Thursday, March 02, 2006

Wed, March 1, 2006 - Ash Wednesday

Joel 2:1-2, 12-17
Psalm 51
2 Corinthians 5:20b-6:10
Matthew 6:1-6, 16-21

Well, Jesus has set the bar pretty high for us, hasn't he? You'll notice in the Gospel I just read that Jesus doesn't say "if" you give alms do it in secret, "if" you pray do it in secret, or "if" you fast do it in secret, he's saying "when." When you give alms, pray, and fast, do it without others being aware of it. I think it's that "when" that gives us a lot of trouble. Because, let's be honest, very few of us make these things a habit. A dedicated few might make praying a regular habit, and fewer make giving alms a matter of course, and I know that I myself have never fasted. So already, we have failed to live up to the expectations Jesus has set before us. The gap between what we are and what we ought to be is insurmountable. The distance between who we are and the reality God envisions for us is infinitely vast.

It's no wonder then that we are constantly being called to "return to the Lord our God." You see, we are actually the ones responsible for the distance between us and God. It is our fault that we are estranged from the One who made us. How can we expect to be close to God when we spend so much of our lives thinking about ourselves - our goals, our successes, our failures, our survival? No relationship can survive when one person is constantly thinking about themself, and the same is true of our relationship with the divine. When, and notice I say "when" not "if", when we spend so much time on ourselves and so little time nurturing our relationship with God through almsgiving, praying, and fasting - to name a few examples - then we can expect to feel estranged from God, just as we feel estranged from friends and family if we don't take the time to call them, or visit with them.

The result of this estrangement from God is similar to our estrangement from any other person. We feel guilty, knowing we should do more but just not doing it. We feel resentful towards the other, trying to rationalize our behaviour by saying that the other person is asking too much from us. And when it comes to God, we also feel afraid, fearing that God will punish us for failing to live the way we know we should. All in all, our alienation from God leaves us feeling unsatisfied with life, and yet fearing death.

And so along comes this cross of ashes that we get imposed on our foreheads during the Ash Wednesday service. It's probably one of the most powerful rituals of the church year, coming forward, kneeling before the pastor to hear the words, "Remember that you are dust, and to dust you shall return," and feeling ashes get smushed onto our foreheads. There is no other ritual in the world that reminds us so concretely that our estrangement from God ultimately results in death. There is nothing else in our culture that reminds us so forcefully that we are as far from the divine as we can possibly get, that all of our self-involvement is getting us killed. "Ashes to ashes, dust to dust." That's what we get.

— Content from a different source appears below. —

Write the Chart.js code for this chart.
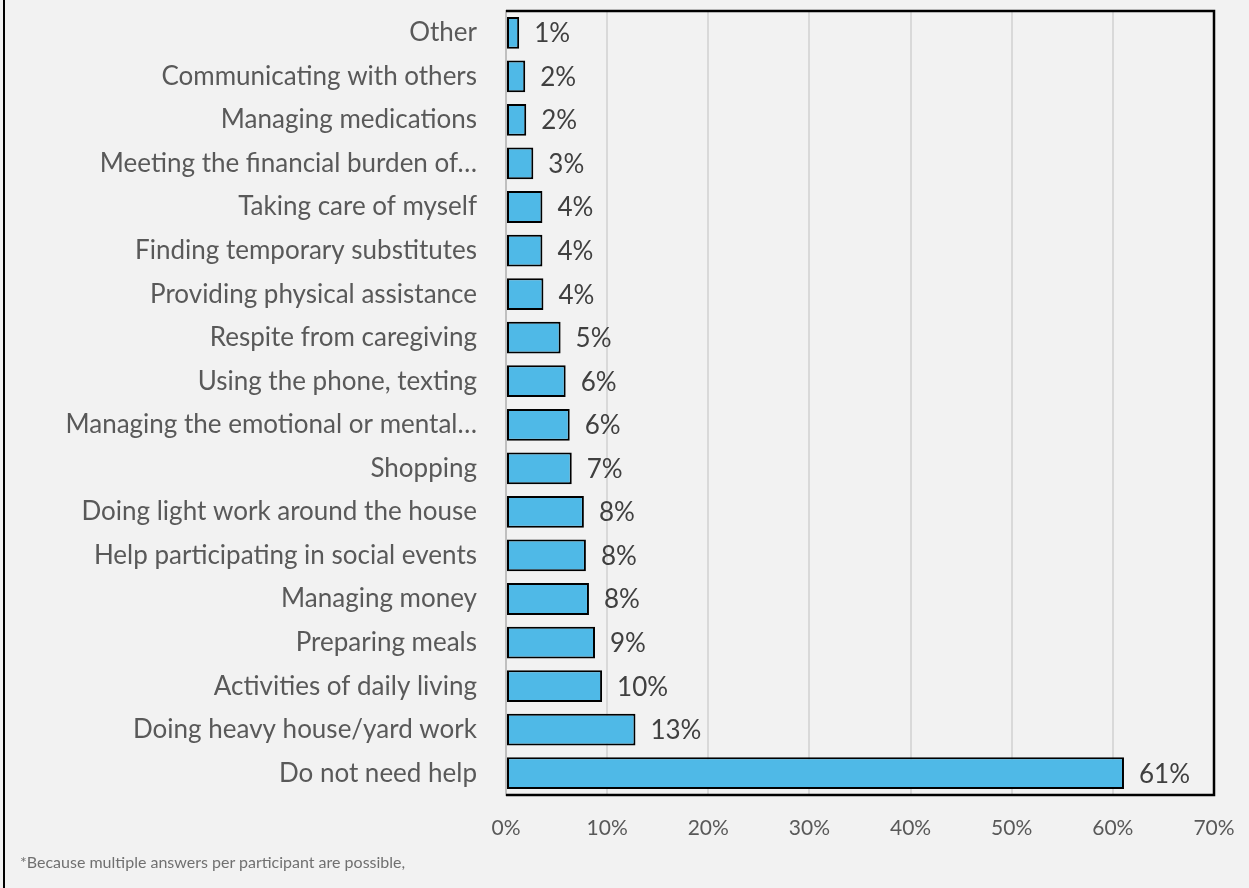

But that's not all we get. In one of those holy paradoxes. the cross of ashes also becomes a symbol of reconciliation. Although it's made of ashes, the cross on our foreheads is a symbol of what it takes to be restored to the relationship we've abandoned. And what it takes is action by God. I implied earlier that the distance between us and God is uncrossable. And it is. For us, anyway. But not for God. Only God can bridge the gap between us, and only God can bring about reconciliation. That's why Paul, in our second reading, says "be reconciled to God." He doesn't say, "Reconcile yourself to God," which would require action on our part, which would be impossible. He says, "be reconciled." Let God do the reconciling, allow God to bring you back to the Lord. That is, after all, what God wants. That is why in Joel, God calls us to return with promises of grace and mercy, and steadfast love. God is not trying to threaten or bully us back into relationship - God moves towards us in love first so that we might turn from ourselves and face God and freely return that love. God is the one who takes the initiative and keeps things going.

Of course we know that God accomplishes all of this, reconciles us to God's self, through the cross. By becoming incarnate as Jesus Christ and dying on the cross for us, God makes our reconciliation complete; God absorbs all of our failures and self-obsessed behaviour in the greatest act of love ever. This is what Lent is about - not about berating ourselves for how sinful we are, even though we are, but about watching as God moves us ever closer to the sublime moment of reconciliation, as God completes our atonement - our at-one-ment - with God, and ends our estrangement forever. Lent - with its ashes of estrangement and its cross of reconciliation - is about the path God leads us on that ends in Easter.

That isn't to say that we do nothing during Lent. We can't do anything to bring about our reconciliation with God, but that doesn't mean we sit back as passive vegetables. There is a role for us to play, and it is the one Jesus has laid out for us. To give alms, to pray, and to fast. But rather than these becoming obligations and conditions necessary to be restored to God, they become instead responses to God already having restored us. They become signs that we believe that we are reconciled, they become offerings of thanksgiving for what God has done, they become preparations for the celebrations of Easter Sunday.

So as you prepare yourself to receive the Ash Wednesday cross upon your forehead, reflect on the distance that you have created between yourself and God, give thanks that God has bridged and continues to bridge that distance, and allow God to lead you through the next forty days to Easter. Amen.